What I found out is we had a big arena that we would go to and I'd have both. I'd have, okay, that department is in that area and whatever. And then they come out and they all mingle together and so on.

So there's an organizational thing that you've got to realize in terms of culture and management of that. It's like villages in a city, I guess. You basically keep build the villages and then.

Good example. Yeah, interesting. Okay. Yeah. Our media companies at that exact point, now it's at that 90 odd people. Okay, there you are.

So when you said 75 to 100, I was like, ah, interesting. I was thinking about all the things I should be doing now to counteract some of those adverse effects of the culture splintering or relationships breaking down.

But I guess you've described it there. Interesting. And I have to say, one of the things I found to be most important in leadership is decision-making. When you think about the best groups you've been a part of, both historically or maybe in your life, what were the common traits that worked well?

What you've just touched on, the fact that if you make a genuine effort to build those meaningful relationships, the relationships and the context within which your decisions operate, it has to be more than just the work itself because you're bringing in humans into the process.

So to tie a few threads together, you said before that capitalism is a better system than others. The incredible wealth creation it allows.

However, it seems like we've grown to that point where wealth but not well-being is being generated. And therefore, the system you were just describing, where individuals might succeed and acquire wealth but also may not necessarily succeed at everything else, increases pressure against the system.

Are you optimistic for the future of capitalism? Well, in long-term cycles I think that most systems evolve and work out solutions.

I think that this might be a rocky period we'll have to figure out a lot of things, okay? So whether capitalism takes a new form, that's always possible, but they become more adaptive and become more resilient as long as people talk about it openly.

I think that when you get wealth gaps and opportunity gaps, we need to build a healthier society and I believe we will. And I mean in the long-run that's my experience.

And just to connect to the end of threaded conversation we've had around AI, what you think of the impact AI is going to have both positively and negatively in that industrial revolution space? Well, that's going to have an interesting effect because we are in a moment of transition.

AI, technology, and that application will raise the capacity of productivity, okay? And that will be the productivity and growth that follows.

But how people adapt to it and how people agree is an interesting question. And I must believe that if people can see it as a way to adapt with and create a better life and contribute to society positively, the cultural evolution and possibly the way we think about it is still in process.

Just like all transition periods, especially ones that have based scope for miles are very rocky like the industrial revolution because it creates so many shocks to jobs and so many shifts in workforces. That could give openings to those who are entering the workforce today to create great wealth.

But at the same, we're still trying to figure out the pathways that work for everyone. Yes.

Okay, let's close this out with a final question. If you could leave a note to the world of upcoming entrepreneurs, investors or people setting out for a life of entrepreneurial independence, what would that note say?
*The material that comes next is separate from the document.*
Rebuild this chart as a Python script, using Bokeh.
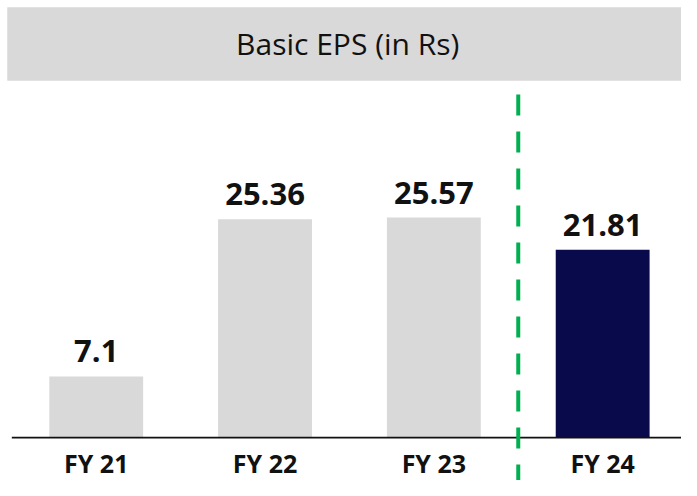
from bokeh.plotting import figure
from bokeh.models import ColumnDataSource, Range1d, Label, BoxAnnotation
from bokeh.core.properties import value
from bokeh.embed import file_html
from bokeh.resources import INLINE

# ---- data ----
categories = ["FY 21", "FY 22", "FY 23", "FY 24"]
eps = [7.1, 25.36, 25.57, 21.81]
eps_labels = ["7.1", "25.36", "25.57", "21.81"]
bar_colors = ["#D9D9D9", "#D9D9D9", "#D9D9D9", "#080A4C"]
title_text = "Basic EPS (in Rs)"
divider_after = 2  # dashed divider between FY 23 and FY 24

positions = list(range(len(categories)))
src = ColumnDataSource(dict(x=positions, top=eps, label=eps_labels,
                            cat=categories, color=bar_colors,
                            zero=[0] * len(eps)))

X0, X1 = -0.567, 3.467
Y0, Y1 = -4.984, 50.78

p = figure(width=681, height=480, output_backend="svg", toolbar_location=None,
           x_range=Range1d(X0, X1), y_range=Range1d(Y0, Y1),
           x_axis_type=None, y_axis_type=None, min_border=0)
p.outline_line_color = None
p.grid.visible = False
p.background_fill_color = "white"
p.border_fill_color = "white"

# title banner
p.add_layout(BoxAnnotation(left=-0.527, top=49.99, bottom=41.45,
                           fill_color="#D9D9D9", fill_alpha=1,
                           line_alpha=0, level="underlay"))
p.add_layout(Label(x=1.49, y=44.37, y_offset=12, text=title_text,
                   text_align="center", text_baseline="alphabetic",
                   text_font="Open Sans", text_font_size="30px",
                   text_color="#111111"))

# bars
p.vbar(x="x", top="top", bottom=0, width=0.556, color="color", line_alpha=0,
       source=src)

# baseline
p.line(x=[-0.5, X1 + 0.1], y=[0, 0], line_color="#111111", line_width=1.6)

# dashed divider
p.line(x=[divider_after + 0.5, divider_after + 0.5], y=[39.87, Y0],
       line_color="#00B050", line_width=4, line_dash="21 16")

# value labels
p.text(x="x", y="top", text="label", source=src, text_align="center",
       text_baseline="alphabetic", y_offset=-25, text_font=value("Open Sans"),
       text_font_style="bold", text_font_size="31px", text_color="#111111")

# category labels
p.text(x="x", y="zero", text="cat", source=src, text_align="center",
       text_baseline="alphabetic", y_offset=25, text_font=value("Open Sans"),
       text_font_style="bold", text_font_size="25px", text_color="#111111")

open("out.html", "w").write(file_html(p, INLINE))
At the heart of what I would want to convey is that, remember, you don't have to be right all the time. It’s okay to be wrong. It opens doors to learning and adaptability.
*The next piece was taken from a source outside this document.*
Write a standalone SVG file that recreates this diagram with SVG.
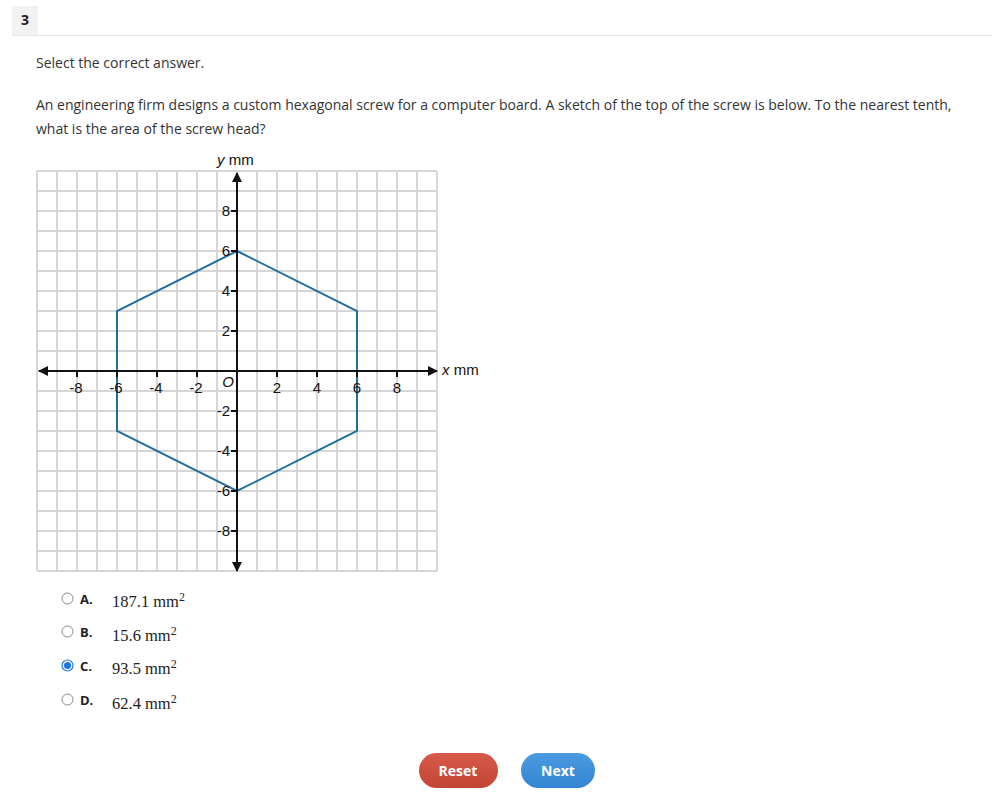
<svg xmlns="http://www.w3.org/2000/svg" width="992" height="810" viewBox="0 0 992 810">
<style>
.t{font-family:"Open Sans","Liberation Sans",sans-serif;font-size:14px;fill:#333}
.g{stroke:#d6d6d6;stroke-width:2;fill:none}
.ax{stroke:#111;stroke-width:2}
.lb{font-family:"Liberation Sans",Arial,sans-serif;font-size:15px;fill:#111}
.opt{font-family:"Open Sans","Liberation Sans",sans-serif;font-size:13px;font-weight:bold;fill:#222}
.val{font-family:"Liberation Serif","Times New Roman",serif;font-size:16.5px;fill:#222}
.btn{font-family:"Open Sans","Liberation Sans",sans-serif;font-size:14px;font-weight:bold;fill:#fff;text-anchor:middle}
</style>
<defs>
<marker id="ah" viewBox="0 0 10 10" refX="9" refY="5" markerWidth="5" markerHeight="5" orient="auto-start-reverse"><path d="M0,0 L10,5 L0,10 z" fill="#111"/></marker>
<linearGradient id="red" x1="0" y1="0" x2="0" y2="1"><stop offset="0" stop-color="#d6594a"/><stop offset="1" stop-color="#c24634"/></linearGradient>
<linearGradient id="blue" x1="0" y1="0" x2="0" y2="1"><stop offset="0" stop-color="#4a9be0"/><stop offset="1" stop-color="#3485d2"/></linearGradient>
</defs>
<rect width="992" height="810" fill="#fff"/>
<g id="header">
<rect x="12" y="6" width="26" height="29" fill="#f2f2f2"/>
<line x1="12" y1="35.5" x2="992" y2="35.5" stroke="#e6e6e6" stroke-width="1"/>
<text x="25" y="25" class="t" style="font-weight:bold;fill:#222" text-anchor="middle">3</text>
</g>
<g id="question">
<text x="36" y="68" class="t">Select the correct answer.</text>
<text x="36" y="110" class="t">An engineering firm designs a custom hexagonal screw for a computer board. A sketch of the top of the screw is below. To the nearest tenth,</text>
<text x="36" y="134" class="t">what is the area of the screw head?</text>
</g>
<g id="grid">
<path class="g" d="M37,171V571M57,171V571M77,171V571M97,171V571M117,171V571M137,171V571M157,171V571M177,171V571M197,171V571M217,171V571M237,171V571M257,171V571M277,171V571M297,171V571M317,171V571M337,171V571M357,171V571M377,171V571M397,171V571M417,171V571M437,171V571"/>
<path class="g" d="M37,171H437M37,191H437M37,211H437M37,231H437M37,251H437M37,271H437M37,291H437M37,311H437M37,331H437M37,351H437M37,371H437M37,391H437M37,411H437M37,431H437M37,451H437M37,471H437M37,491H437M37,511H437M37,531H437M37,551H437M37,571H437"/>
</g>
<g id="hexagon">
<polygon points="237,251 357,311 357,431 237,491 117,431 117,311" fill="none" stroke="#1f6e9c" stroke-width="2"/>
</g>
<g id="axes">
<line class="ax" x1="39" y1="371" x2="437" y2="371" marker-start="url(#ah)" marker-end="url(#ah)"/>
<line class="ax" x1="237" y1="173" x2="237" y2="571" marker-start="url(#ah)" marker-end="url(#ah)"/>
<path class="ax" d="M77,371v6M117,371v6M157,371v6M197,371v6M277,371v6M317,371v6M357,371v6M397,371v6M231,211h6M231,251h6M231,291h6M231,331h6M231,411h6M231,451h6M231,491h6M231,531h6"/>
</g>
<g id="labels">
<text x="76" y="393" class="lb" text-anchor="middle">-8</text>
<text x="116" y="393" class="lb" text-anchor="middle">-6</text>
<text x="156" y="393" class="lb" text-anchor="middle">-4</text>
<text x="196" y="393" class="lb" text-anchor="middle">-2</text>
<text x="277" y="393" class="lb" text-anchor="middle">2</text>
<text x="317" y="393" class="lb" text-anchor="middle">4</text>
<text x="357" y="393" class="lb" text-anchor="middle">6</text>
<text x="397" y="393" class="lb" text-anchor="middle">8</text>
<text x="228" y="387" class="lb" text-anchor="middle" font-style="italic">O</text>
<text x="230" y="216" class="lb" text-anchor="end">8</text>
<text x="230" y="256" class="lb" text-anchor="end">6</text>
<text x="230" y="296" class="lb" text-anchor="end">4</text>
<text x="230" y="336" class="lb" text-anchor="end">2</text>
<text x="230" y="416" class="lb" text-anchor="end">-2</text>
<text x="230" y="456" class="lb" text-anchor="end">-4</text>
<text x="230" y="496" class="lb" text-anchor="end">-6</text>
<text x="230" y="536" class="lb" text-anchor="end">-8</text>
<text x="217" y="165" class="lb"><tspan font-style="italic">y</tspan> mm</text>
<text x="442" y="375" class="lb"><tspan font-style="italic">x</tspan> mm</text>
</g>
<g id="options">
<circle cx="67.5" cy="598.5" r="5.5" fill="#fff" stroke="#888" stroke-width="1"/>
<text x="80" y="604" class="opt">A.</text>
<text x="112" y="607" class="val">187.1 mm<tspan font-size="12" dy="-6">2</tspan></text>
<circle cx="67.5" cy="631.5" r="5.5" fill="#fff" stroke="#888" stroke-width="1"/>
<text x="80" y="637" class="opt">B.</text>
<text x="112" y="641" class="val">15.6 mm<tspan font-size="12" dy="-6">2</tspan></text>
<circle cx="67.5" cy="665.5" r="5.5" fill="#fff" stroke="#1a73e8" stroke-width="1.2"/>
<circle cx="67.5" cy="665.5" r="3.5" fill="#1a73e8"/>
<text x="80" y="671" class="opt">C.</text>
<text x="112" y="674" class="val">93.5 mm<tspan font-size="12" dy="-6">2</tspan></text>
<circle cx="67.5" cy="699.5" r="5.5" fill="#fff" stroke="#888" stroke-width="1"/>
<text x="80" y="705" class="opt">D.</text>
<text x="112" y="709" class="val">62.4 mm<tspan font-size="12" dy="-6">2</tspan></text>
</g>
<g id="reset">
<rect x="419" y="753" width="79" height="35" rx="17.5" fill="url(#red)"/>
<text x="458" y="776" class="btn">Reset</text>
</g>
<g id="next">
<rect x="521" y="753" width="74" height="35" rx="17.5" fill="url(#blue)"/>
<text x="558" y="776" class="btn">Next</text>
</g>
</svg>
Your ability to learn and adapt to the reality of your situation will dictate how far you'll go. Because if you sit there and hold on to your opinions without allowing thoughtfulness and open-mindedness to influence you, I can guarantee you won't achieve the heights you'll imagine for yourself.

Never stop learning, adapt, and keep your openness to all possibilities. And ultimately, the values of meaningful relationships and a sense of community will enrich your life more than any measure of wealth.

Okay, thank you. Thank you for all of this.